A Influência do entretenimento no Jornalismo
Já parou para pensar em quantas vezes você ligou para a polícia por motivos que parecem triviais, sentindo um certo desconforto ao lembrar que há ocorrências muito mais sérias a serem tratadas? Essa sensação é semelhante à que tenho como assessor de imprensa ao solicitar espaço para pautas que, muitas vezes, parecem de baixo interesse público, especialmente em um cenário repleto de assuntos urgentes e relevantes.
Contudo, essa sensação de desconforto logo desaparece quando me deparo com reportagens exibidas em horários nobres, durante os noticiários locais. O que me faz refletir sobre a justificativa de algumas emissoras para não promover iniciativas importantes da cidade: a falta de tempo em sua grade de programação.
Em um único dia, podemos ver uma galinha que adotou um gato como filho, enquanto no dia seguinte, um papagaio que apresenta a lista dos vice-governadores gaúchos em ordem alfabética. É inegável que o insólito desempenha um papel na seleção de notícias, como preconiza a teoria do gate keeper. Mas até que ponto essas histórias divertidas podem ocupar o espaço de pautas que realmente carregam informação significativa?
Quantas questões de grande relevância deixaram de ser veiculadas porque, em determinado dia, o entretenimento superou a informação?

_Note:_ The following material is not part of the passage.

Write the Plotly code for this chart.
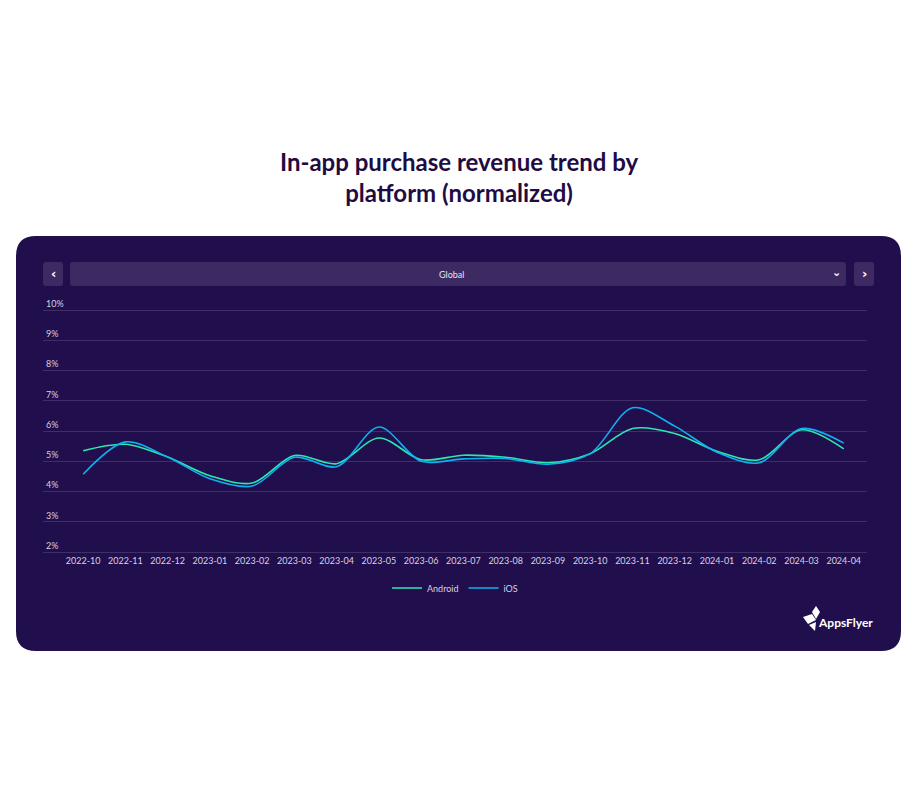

Um exemplo claro disso são as reuniões do Conselho de Saúde, que valem muito mais que a ovelha que vive entre terneiros, mas que acabam ofuscadas pela busca incessante por cliques e visualizações.
A Legitimidade do Entretenimento vs. O Papel Informativo do Jornalismo
O entretenimento, de fato, é legítimo e necessário. Ele ajuda a aliviar a tensão do cotidiano, aproximar pessoas e humanizar histórias. Contudo, o problema surge quando este entretenimento começa a ocupar o espaço da notícia e é disfarçado de jornalismo, visando apenas garantir audiência.
O que antes servia como um alívio momentâneo entre tragédias transformou-se, em muitos casos, na âncora principal dos telejornais. As emissoras perceberam que o riso prende mais a atenção do que a reflexão profunda. Um papagaio com seu vasto conhecimento pode atrair mais espectadores que um jornalista que traz informações importantes.
A era do “conteúdo leve” saiu dos pequenos dispositivos móveis e se consolidou como um formato de notícias que, embora envolvente, deixa a desejar no que tange à informação relevante. É evidente que existe espaço para o curioso e o divertido, mas quando o noticiário mistura-se com o entretenimento, o jornalismo perde sua essência de ser um mediador entre o cidadão e a realidade ao seu redor.
Os Riscos da Desinformação pelo Excesso de Irrelevância
Em suma, a busca incessante por risadas ocupa o tempo que deveria ser dedicado a compreender questões que impactam a vida da população. Isso gera uma ilusão de que estamos bem informados, quando, na verdade, o que se passou foi uma hora de diversão.
A consequência disso é uma nova forma de desinformação, que não é composta por fake news clássicas ou informações fabricadas. É uma desinformação sutil, mas real, oferecida com vinhetas e apresentadores sorridentes, como se estivéssemos em casa, assistindo a um programa leve. Essas reportagens não mentem, mas também não informam.
Esse fenômeno prejudica diretamente a agenda pública. Quanto menos espaço é dado a pautas estruturais, mais distantes elas parecem da realidade cotidiana das pessoas. O resultado? Cidadãos desmobilizados, incapazes de se envolver em temas complexos. Uma vez que se perde a conexão com o que é importante, fica difícil recuperá-la.
Entre histórias como a da galinha que adotou um gato e o papagaio com memória de elefante, o público se mantém informado… sobre tudo, menos sobre os assuntos que realmente importam. Está na hora de revisitar a ideia de que o que atrai audiência são as tragédias. O que parece prevalecer, na verdade, é a graça.